Although Medicare provides Americans over the age of 65 with nearly universal health insurance coverage, seniors in the U.S. nevertheless face more cost-related access problems than elderly adults in other industrialized countries, according to a recent study.
An international survey by the Commonwealth Fund, conducted in early 2014, found that older Americans are more likely than their counterparts in ten comparable countries to report skipping needed medical care due to costs (19% vs. 6% on average), having difficulty paying medical bills (11% vs. 3% on average), and spending $2,000 or more in out-of-pocket expenses (21% vs. 7% on average).
“Despite Medicare coverage, older Americans have less protection from health care costs, primarily because of high deductibles and copayments, especially for pharmaceuticals, and limitations on catastrophic expenses and log-term care coverage.”
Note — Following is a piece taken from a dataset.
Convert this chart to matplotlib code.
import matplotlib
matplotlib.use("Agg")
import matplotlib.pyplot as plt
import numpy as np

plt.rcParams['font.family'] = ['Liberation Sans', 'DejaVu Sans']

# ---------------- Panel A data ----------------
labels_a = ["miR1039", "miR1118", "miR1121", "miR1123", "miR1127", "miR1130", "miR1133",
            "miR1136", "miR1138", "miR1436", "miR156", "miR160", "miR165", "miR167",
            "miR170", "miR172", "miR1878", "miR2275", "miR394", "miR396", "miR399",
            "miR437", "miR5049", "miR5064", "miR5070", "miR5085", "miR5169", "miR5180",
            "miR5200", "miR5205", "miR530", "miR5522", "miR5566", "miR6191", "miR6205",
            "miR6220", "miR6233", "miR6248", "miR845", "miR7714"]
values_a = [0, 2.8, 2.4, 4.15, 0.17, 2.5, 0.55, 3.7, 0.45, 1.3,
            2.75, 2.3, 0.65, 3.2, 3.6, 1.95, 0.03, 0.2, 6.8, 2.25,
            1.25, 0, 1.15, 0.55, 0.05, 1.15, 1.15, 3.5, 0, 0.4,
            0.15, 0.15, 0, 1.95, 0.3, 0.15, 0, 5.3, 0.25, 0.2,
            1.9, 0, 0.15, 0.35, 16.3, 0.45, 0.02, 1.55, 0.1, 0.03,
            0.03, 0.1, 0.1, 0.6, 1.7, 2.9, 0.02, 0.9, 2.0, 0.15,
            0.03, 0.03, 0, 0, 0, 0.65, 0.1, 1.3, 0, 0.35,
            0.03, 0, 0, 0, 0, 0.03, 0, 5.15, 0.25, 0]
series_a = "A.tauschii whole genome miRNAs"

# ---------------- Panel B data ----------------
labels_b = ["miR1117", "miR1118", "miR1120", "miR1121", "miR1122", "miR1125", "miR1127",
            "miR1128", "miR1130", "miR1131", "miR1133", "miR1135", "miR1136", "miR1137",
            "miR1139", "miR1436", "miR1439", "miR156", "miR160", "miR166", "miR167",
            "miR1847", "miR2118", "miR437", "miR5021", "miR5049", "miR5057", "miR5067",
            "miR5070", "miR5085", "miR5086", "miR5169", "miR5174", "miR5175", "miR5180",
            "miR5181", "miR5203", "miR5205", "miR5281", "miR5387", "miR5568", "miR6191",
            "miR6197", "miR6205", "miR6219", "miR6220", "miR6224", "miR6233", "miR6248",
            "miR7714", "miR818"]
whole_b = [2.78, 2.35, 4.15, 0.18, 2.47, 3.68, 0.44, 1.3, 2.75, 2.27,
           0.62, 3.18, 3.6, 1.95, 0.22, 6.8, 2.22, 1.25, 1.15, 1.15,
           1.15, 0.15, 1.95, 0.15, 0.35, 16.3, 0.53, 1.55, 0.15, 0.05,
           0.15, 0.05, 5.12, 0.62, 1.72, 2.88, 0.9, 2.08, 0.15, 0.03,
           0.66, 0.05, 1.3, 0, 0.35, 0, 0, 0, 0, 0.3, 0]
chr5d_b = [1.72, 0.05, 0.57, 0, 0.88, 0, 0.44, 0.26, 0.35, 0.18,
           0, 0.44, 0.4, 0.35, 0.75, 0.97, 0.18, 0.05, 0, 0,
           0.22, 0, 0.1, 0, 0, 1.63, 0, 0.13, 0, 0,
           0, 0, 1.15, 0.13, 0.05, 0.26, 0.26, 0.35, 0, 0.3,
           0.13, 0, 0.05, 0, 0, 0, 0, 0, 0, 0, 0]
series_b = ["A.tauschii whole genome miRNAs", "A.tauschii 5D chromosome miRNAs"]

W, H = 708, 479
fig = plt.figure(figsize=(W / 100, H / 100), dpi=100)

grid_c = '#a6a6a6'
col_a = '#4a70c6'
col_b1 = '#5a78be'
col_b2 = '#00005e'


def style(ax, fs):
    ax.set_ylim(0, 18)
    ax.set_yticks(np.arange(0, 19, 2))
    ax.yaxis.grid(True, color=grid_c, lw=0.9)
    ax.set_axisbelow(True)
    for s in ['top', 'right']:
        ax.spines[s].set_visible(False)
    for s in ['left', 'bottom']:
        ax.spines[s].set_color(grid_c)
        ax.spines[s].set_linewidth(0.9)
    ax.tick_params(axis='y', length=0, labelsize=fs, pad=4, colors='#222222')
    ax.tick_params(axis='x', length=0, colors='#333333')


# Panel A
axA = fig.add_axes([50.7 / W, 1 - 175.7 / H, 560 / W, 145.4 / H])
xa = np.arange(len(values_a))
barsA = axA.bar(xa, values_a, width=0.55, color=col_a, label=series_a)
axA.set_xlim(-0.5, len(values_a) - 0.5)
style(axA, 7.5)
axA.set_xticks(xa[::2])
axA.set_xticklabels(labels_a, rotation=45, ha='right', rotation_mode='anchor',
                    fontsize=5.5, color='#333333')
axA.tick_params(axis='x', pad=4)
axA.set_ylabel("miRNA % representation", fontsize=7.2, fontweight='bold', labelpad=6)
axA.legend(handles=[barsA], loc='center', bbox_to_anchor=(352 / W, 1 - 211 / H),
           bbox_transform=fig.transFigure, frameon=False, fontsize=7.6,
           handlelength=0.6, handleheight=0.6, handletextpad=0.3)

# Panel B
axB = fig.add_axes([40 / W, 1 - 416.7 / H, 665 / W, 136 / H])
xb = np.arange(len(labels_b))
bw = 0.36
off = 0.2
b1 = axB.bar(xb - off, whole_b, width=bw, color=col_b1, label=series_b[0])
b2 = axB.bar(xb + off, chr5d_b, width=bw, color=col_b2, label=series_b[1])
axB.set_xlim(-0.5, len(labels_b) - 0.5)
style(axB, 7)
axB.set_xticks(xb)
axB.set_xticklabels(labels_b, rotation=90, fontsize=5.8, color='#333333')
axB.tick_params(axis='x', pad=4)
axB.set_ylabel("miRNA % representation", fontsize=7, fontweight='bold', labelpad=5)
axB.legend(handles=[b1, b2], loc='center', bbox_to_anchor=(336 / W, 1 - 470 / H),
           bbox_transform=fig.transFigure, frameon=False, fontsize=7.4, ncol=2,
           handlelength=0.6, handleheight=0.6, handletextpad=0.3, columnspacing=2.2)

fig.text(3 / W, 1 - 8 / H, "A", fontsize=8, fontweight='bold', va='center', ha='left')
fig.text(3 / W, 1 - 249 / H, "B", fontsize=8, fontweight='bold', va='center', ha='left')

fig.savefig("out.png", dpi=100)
Commonwealth Fund 2014 International Health Policy Survey of Older Adults in Eleven Countries
The Fund surveyed older adults in the U.S. and ten other industrialized countries (Canada, Australia, New Zealand, and seven European countries). These countries’ populations skew older than the U.S. Even so, seniors in these countries were more likely to report being able to get same- or next-day appointments (68% on average, compared to 57% in the U.S.)
Under the Affordable Care Act, private insurance plans in the U.S. must include a cap on patient out-of-pocket costs. Traditional Medicare does not have such a limit, though many beneficiaries buy supplemental coverage or are eligible for Medicaid, which supplements Medicare benefits.
Some of the difference in costs and access may also be attributed to Americans being in worse health: 86% of American seniors reported suffering from two or more chronic conditions, compared to an average of 60% among their counterparts abroad.
Our analysis of data from the National Health Interview Survey found that, across all adults in the U.S., about 1 in 10 (11%) delayed or went without needed medical care because of cost in 2013. But these access problems are much more common among adults in worse health (22%).
The Peterson Center on Healthcare and KFF are partnering to monitor how well the U.S. healthcare system is performing in terms of quality and cost.